What to Drill The Night Before Each Day
Five to fifteen minutes only. Just the cheat sheets:
- Night before Day 1: audit risk model, audit report 2×2 grid; PFRS 9 / 15 / 16 keywords
- Night before Day 2: consolidation seven-step working paper; CVP master equation
- Night before Day 3: TRAIN/CREATE/EOPT rates; NIL holder vs defence matrix; defective contracts buckets
How Super Tutor Helps Three-Day Pacing
Our CPALE accounting track includes timed full-length mocks structured to mirror the three-day pace, plus subject-level analytics so you can stress-test which subject you fade on. Read it alongside the complete CPALE guide for 2026, the CPALE FAR strategy, and the CPALE passing rates 2026 for realistic targets. Focused Yearly is ₱1,999/year.

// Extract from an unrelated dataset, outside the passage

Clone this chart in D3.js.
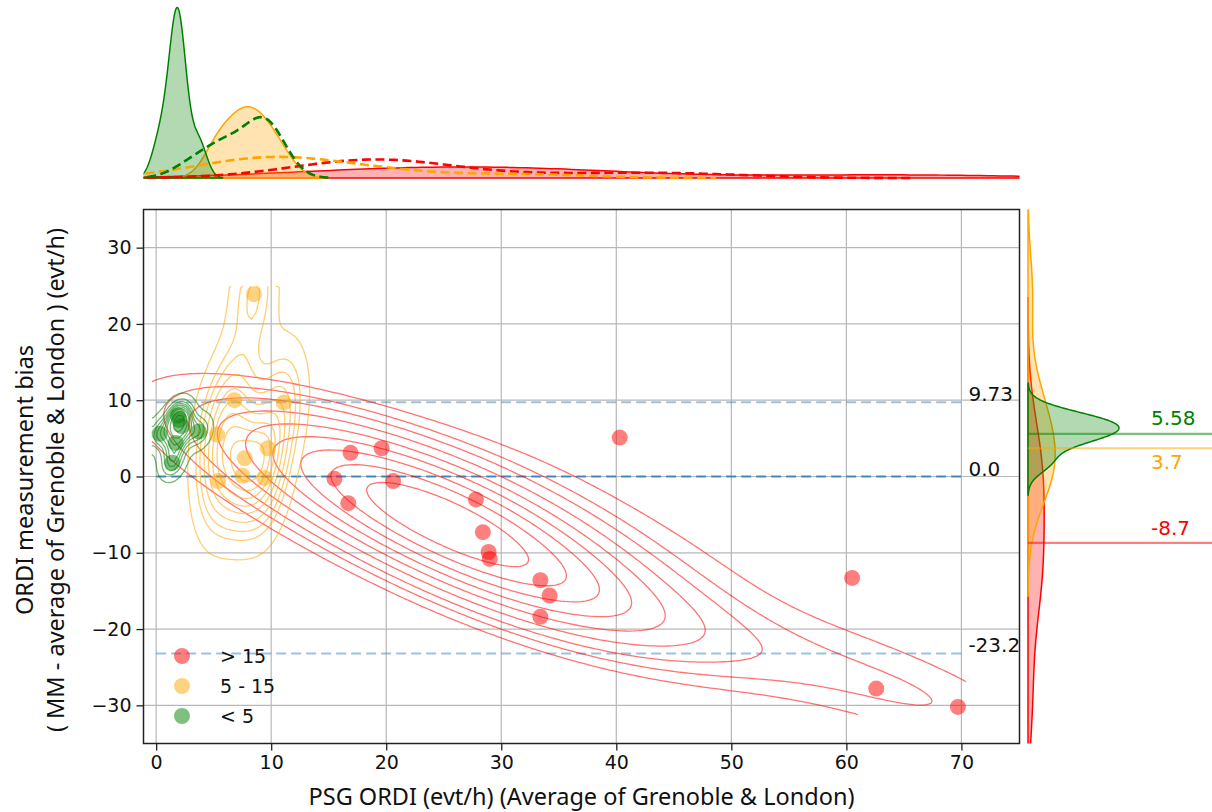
<!DOCTYPE html>
<html><head><meta charset="utf-8">
<script src="https://cdn.jsdelivr.net/npm/d3@7"></script>
<style>body{margin:0;background:#fff}svg{display:block}</style>
</head><body>
<svg id="chart" width="1212" height="812"></svg>
<script>
// ---------------- data ----------------
const xTicks = [0, 10, 20, 30, 40, 50, 60, 70];
const yTicks = [-30, -20, -10, 0, 10, 20, 30];
const groupNames = ["> 15", "5 - 15", "< 5"];
const groupColors = ["red", "orange", "green"];
const redX = [15.5, 16.9, 16.7, 19.6, 20.6, 27.8, 28.4, 28.9, 29.0, 33.4, 34.2, 33.4, 40.3, 60.5, 62.6, 69.7];
const redY = [-0.3, 3.1, -3.5, 3.7, -0.6, -3.0, -7.3, -9.9, -10.8, -13.6, -15.6, -18.4, 5.1, -13.3, -27.8, -30.2];
const orangeX = [8.5, 6.8, 11.1, 5.3, 9.7, 7.7, 5.4, 7.5, 9.4];
const orangeY = [23.9, 10.0, 9.7, 5.5, 3.7, 2.4, -0.6, 0.1, -0.2];
const greenX = [0.3, 1.9, 2.0, 2.2, 1.7, 1.4, 3.7];
const greenY = [5.6, 8.0, 7.4, 6.6, 4.4, 1.8, 5.9];
const limitValues = [9.73, 0.0, -23.2];
const limitLabels = ["9.73", "0.0", "-23.2"];
const groupMeans = [-8.7, 3.7, 5.58];
const groupMeanLabels = ["-8.7", "3.7", "5.58"];
const xLabel = "PSG ORDI (evt/h) (Average of Grenoble & London)";
const yLabelLines = ["ORDI measurement bias", "( MM - average of Grenoble & London ) (evt/h)"];

const groupXs = [redX, orangeX, greenX];
const groupYs = [redY, orangeY, greenY];
const bwAdjust2d = [1.2, 1.0, 1.0];
const contourThresh = [0.2, 0.05, 0.05];
const groups = groupNames.map((name, i) => ({
  name, color: groupColors[i], xs: groupXs[i], ys: groupYs[i], bw: bwAdjust2d[i], thresh: contourThresh[i],
  mms: groupXs[i].map((v, k) => v + groupYs[i][k]),
  mean: groupMeans[i], meanLabel: groupMeanLabels[i]
}));

// ---------------- layout ----------------
const svg = d3.select("#chart");
const M = {left: 143.5, right: 1019.5, top: 209.5, bottom: 743.5};
const x = d3.scaleLinear().domain([-1.1, 75.05]).range([M.left, M.right]);
const y = d3.scaleLinear().domain([-35, 35]).range([M.bottom, M.top]);
const topBase = 178, topPeak = 7.5;
const rightBase = 1028, rightPeak = 1119;
const tickFont = "DejaVu Sans, sans-serif";
const labelFont = "'Noto Sans', sans-serif";

const defs = svg.append("defs");
defs.append("clipPath").attr("id", "clipMain").append("rect")
  .attr("x", M.left).attr("y", M.top).attr("width", M.right - M.left).attr("height", M.bottom - M.top);
defs.append("clipPath").attr("id", "clipTop").append("rect")
  .attr("x", M.left).attr("y", 0).attr("width", M.right - M.left).attr("height", topBase + 2);
defs.append("clipPath").attr("id", "clipRight").append("rect")
  .attr("x", rightBase - 2).attr("y", M.top).attr("width", 1212 - rightBase + 2).attr("height", M.bottom - M.top);

// ---------------- KDE helpers ----------------
function kde1d(vals, nGrid = 200, cut = 3) {
  const n = vals.length;
  const bw = d3.deviation(vals) * Math.pow(n, -1 / 5);
  const lo = d3.min(vals) - cut * bw, hi = d3.max(vals) + cut * bw;
  const norm = 1 / (n * bw * Math.sqrt(2 * Math.PI));
  return d3.range(nGrid).map(i => {
    const t = lo + (hi - lo) * i / (nGrid - 1);
    let s = 0;
    for (const v of vals) { const z = (t - v) / bw; s += Math.exp(-0.5 * z * z); }
    return [t, s * norm];
  });
}
function kde2dGrid(xs, ys, adj, x0, x1, y0, y1, n) {
  const N = xs.length;
  const mx = d3.mean(xs), my = d3.mean(ys);
  let sxx = 0, syy = 0, sxy = 0;
  for (let i = 0; i < N; i++) {
    const dx = xs[i] - mx, dy = ys[i] - my;
    sxx += dx * dx; syy += dy * dy; sxy += dx * dy;
  }
  sxx /= (N - 1); syy /= (N - 1); sxy /= (N - 1);
  const f2 = Math.pow(N, -2 / 6) * adj * adj;
  const a = sxx * f2, b = sxy * f2, d = syy * f2;
  const det = a * d - b * b;
  const ia = d / det, ib = -b / det, id = a / det;
  const vals = new Float64Array(n * n);
  const stepX = (x1 - x0) / (n - 1), stepY = (y1 - y0) / (n - 1);
  for (let j = 0; j < n; j++) {
    const gy = y0 + j * stepY;
    for (let i = 0; i < n; i++) {
      const gx = x0 + i * stepX;
      let s = 0;
      for (let k = 0; k < N; k++) {
        const u = gx - xs[k], v = gy - ys[k];
        s += Math.exp(-0.5 * (ia * u * u + 2 * ib * u * v + id * v * v));
      }
      vals[j * n + i] = s / (N * 2 * Math.PI * Math.sqrt(det));
    }
  }
  return {vals, stepX, stepY};
}
function isoLevels(vals, props) {
  const sorted = Array.from(vals).sort((p, q) => q - p);
  const total = d3.sum(sorted);
  const cum = []; let c = 0;
  for (const v of sorted) { c += v; cum.push(c / total); }
  return props.map(p => {
    let idx = d3.bisectLeft(cum, 1 - p);
    idx = Math.min(idx, sorted.length - 1);
    return sorted[idx];
  });
}

// ---------------- grid & axes ----------------
const gGrid = svg.append("g");
xTicks.forEach(t => gGrid.append("line").attr("x1", x(t)).attr("x2", x(t)).attr("y1", M.top).attr("y2", M.bottom)
  .attr("stroke", "#b8b8b8").attr("stroke-width", 1.2));
yTicks.forEach(t => gGrid.append("line").attr("y1", y(t)).attr("y2", y(t)).attr("x1", M.left).attr("x2", M.right)
  .attr("stroke", "#b8b8b8").attr("stroke-width", 1.2));

const xAxis = svg.append("g").attr("transform", `translate(0,${M.bottom})`)
  .call(d3.axisBottom(x).tickValues(xTicks).tickSize(7).tickPadding(5).tickSizeOuter(0));
const yAxis = svg.append("g").attr("transform", `translate(${M.left},0)`)
  .call(d3.axisLeft(y).tickValues(yTicks).tickSize(7).tickPadding(5).tickSizeOuter(0));
[xAxis, yAxis].forEach(g => {
  g.select(".domain").remove();
  g.selectAll(".tick line").attr("stroke", "#222").attr("stroke-width", 1.3);
  g.selectAll(".tick text").attr("font-family", tickFont).attr("font-size", 19).attr("fill", "#111");
});

// ---------------- limit lines ----------------
const gLim = svg.append("g");
limitValues.forEach((v, i) => {
  gLim.append("line").attr("x1", x(0)).attr("x2", x(70)).attr("y1", y(v)).attr("y2", y(v))
    .attr("stroke", "#1f77b4").attr("stroke-opacity", v === 0 ? 0.8 : 0.45)
    .attr("stroke-width", 2.2).attr("stroke-dasharray", "10,5");
  gLim.append("text").attr("x", x(70) + 7).attr("y", y(v) - 1).text(limitLabels[i])
    .attr("font-family", tickFont).attr("font-size", 20).attr("fill", "#111");
});

// ---------------- contours ----------------
const allX = [].concat(...groupXs), allY = [].concat(...groupYs);
const gx0 = d3.min(allX) - 0.5, gx1 = d3.max(allX) + 0.5;
const gy0 = d3.min(allY) - 0.9, gy1 = d3.max(allY) + 0.9;
const nG = 200;
const gCont = svg.append("g").attr("clip-path", "url(#clipMain)");
groups.forEach(gr => {
  const {vals, stepX, stepY} = kde2dGrid(gr.xs, gr.ys, gr.bw, gx0, gx1, gy0, gy1, nG);
  const props = d3.range(10).map(i => gr.thresh + i * ((1 - gr.thresh) / 9));
  const levels = isoLevels(vals, props);
  const conts = d3.contours().size([nG, nG]).thresholds(levels)(vals);
  const onB = p => p[0] === 0 || p[0] === nG || p[1] === 0 || p[1] === nG;
  const toPx = p => [x(gx0 + (p[0] - 0.5) * stepX), y(gy0 + (p[1] - 0.5) * stepY)];
  let dStr = "";
  conts.forEach(c => {
    c.coordinates.forEach(poly => poly.forEach(ring => {
      let pen = false;
      for (let k = 1; k < ring.length; k++) {
        const p = ring[k - 1], q = ring[k];
        if (onB(p) && onB(q)) { pen = false; continue; }
        const P = toPx(p), Q = toPx(q);
        if (!pen) { dStr += `M${P[0].toFixed(2)},${P[1].toFixed(2)}`; pen = true; }
        dStr += `L${Q[0].toFixed(2)},${Q[1].toFixed(2)}`;
      }
    }));
  });
  gCont.append("path").attr("d", dStr).attr("fill", "none")
    .attr("stroke", gr.color).attr("stroke-opacity", 0.55).attr("stroke-width", 1.3)
    .attr("stroke-linejoin", "round");
});

// ---------------- scatter ----------------
const gPts = svg.append("g").attr("clip-path", "url(#clipMain)");
groups.forEach(gr => {
  gr.xs.forEach((v, k) => gPts.append("circle").attr("cx", x(v)).attr("cy", y(gr.ys[k])).attr("r", 8)
    .attr("fill", gr.color).attr("fill-opacity", 0.5));
});

// spine
svg.append("rect").attr("x", M.left).attr("y", M.top).attr("width", M.right - M.left).attr("height", M.bottom - M.top)
  .attr("fill", "none").attr("stroke", "#222").attr("stroke-width", 1.5);

// ---------------- legend ----------------
const gLeg = svg.append("g");
groups.forEach((gr, i) => {
  const cy = 656 + i * 30;
  gLeg.append("circle").attr("cx", 182).attr("cy", cy).attr("r", 8).attr("fill", gr.color).attr("fill-opacity", 0.5);
  gLeg.append("text").attr("x", 220).attr("y", cy).attr("dy", "0.35em").text(gr.name)
    .attr("font-family", tickFont).attr("font-size", 19).attr("fill", "#111");
});

// ---------------- top marginal ----------------
const topKdes = groups.map(gr => ({gr, solid: kde1d(gr.xs), dashed: kde1d(gr.mms)}));
const topMax = d3.max(topKdes, t => Math.max(d3.max(t.solid, d => d[1]), d3.max(t.dashed, d => d[1])));
const ty = d3.scaleLinear().domain([0, topMax]).range([topBase, topPeak]);
const gTop = svg.append("g").attr("clip-path", "url(#clipTop)");
const topArea = d3.area().x(d => x(d[0])).y0(ty(0)).y1(d => ty(d[1]));
const topLine = d3.line().x(d => x(d[0])).y(d => ty(d[1]));
topKdes.forEach(t => {
  gTop.append("path").attr("d", topArea(t.solid)).attr("fill", t.gr.color).attr("fill-opacity", 0.3)
    .attr("stroke", t.gr.color).attr("stroke-width", 1.5);
});
topKdes.forEach(t => {
  gTop.append("path").attr("d", topLine(t.dashed)).attr("fill", "none")
    .attr("stroke", t.gr.color).attr("stroke-width", 2.6).attr("stroke-dasharray", "9,4.5");
});

// ---------------- right marginal ----------------
const rightKdes = groups.map(gr => ({gr, pts: kde1d(gr.ys)}));
const rMax = d3.max(rightKdes, t => d3.max(t.pts, d => d[1]));
const rx = d3.scaleLinear().domain([0, rMax]).range([rightBase, rightPeak]);
const gRight = svg.append("g").attr("clip-path", "url(#clipRight)");
const rArea = d3.area().y(d => y(d[0])).x0(rx(0)).x1(d => rx(d[1]));
rightKdes.forEach(t => {
  gRight.append("path").attr("d", rArea(t.pts)).attr("fill", t.gr.color).attr("fill-opacity", 0.3)
    .attr("stroke", t.gr.color).attr("stroke-width", 1.5);
});
const labelOffsets = [-8, 21, -9];
groups.forEach((gr, i) => {
  svg.append("line").attr("x1", rightBase).attr("x2", 1212).attr("y1", y(gr.mean)).attr("y2", y(gr.mean))
    .attr("stroke", gr.color).attr("stroke-opacity", 0.5).attr("stroke-width", 2.2);
  svg.append("text").attr("x", 1151).attr("y", y(gr.mean) + labelOffsets[i]).text(gr.meanLabel)
    .attr("font-family", tickFont).attr("font-size", 20).attr("fill", gr.color);
});

// ---------------- axis labels ----------------
svg.append("text").attr("x", (M.left + M.right) / 2).attr("y", 805).attr("text-anchor", "middle")
  .attr("font-family", labelFont).attr("font-size", 23.5).attr("fill", "#111").text(xLabel);
const ylc = 480;
yLabelLines.forEach((s, i) => {
  svg.append("text").attr("transform", `translate(${33 + i * 31},${ylc}) rotate(-90)`)
    .attr("text-anchor", "middle").attr("font-family", labelFont).attr("font-size", 23.5)
    .attr("fill", "#111").text(s);
});
</script>
</body></html>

For broader exam-week prep — what to bring, the official PRC checklist — verify on prc.gov.ph and the Board of Accountancy. STM's CPA Philippines career guide covers what happens after you walk out of Day 3, and the accountancy degree guide sets the academic context.
FAQ
Is the CPALE always 3 days?
Under the post-2016 (BoA Resolution 262-2015) format with six subjects, yes — three consecutive days, two subjects per day. The next May 2026 cycle is May 24–26, 2026.
Should I stay near the testing centre?
If your home is more than 45 minutes away, yes. The mental cost of a long commute on Day 2 is more than the hotel cost.
Can I bring my own calculator?
Yes — non-programmable scientific calculators are allowed. Bring two. Pack fresh batteries. Programmable models are confiscated.
How much sleep do most successful takers get?
The takers who clear 80%+ overwhelmingly report 7–8 hours per night during exam week. Sleep-deprived takers visibly fade by Day 2 afternoon.
Should I review subjects between days?
Only briefly — 5 to 15 minutes on cheat sheets for the next day's subjects. Anything longer eats into recovery and rarely changes outcomes. Confirm logistics through the PRC and BoA before the cycle.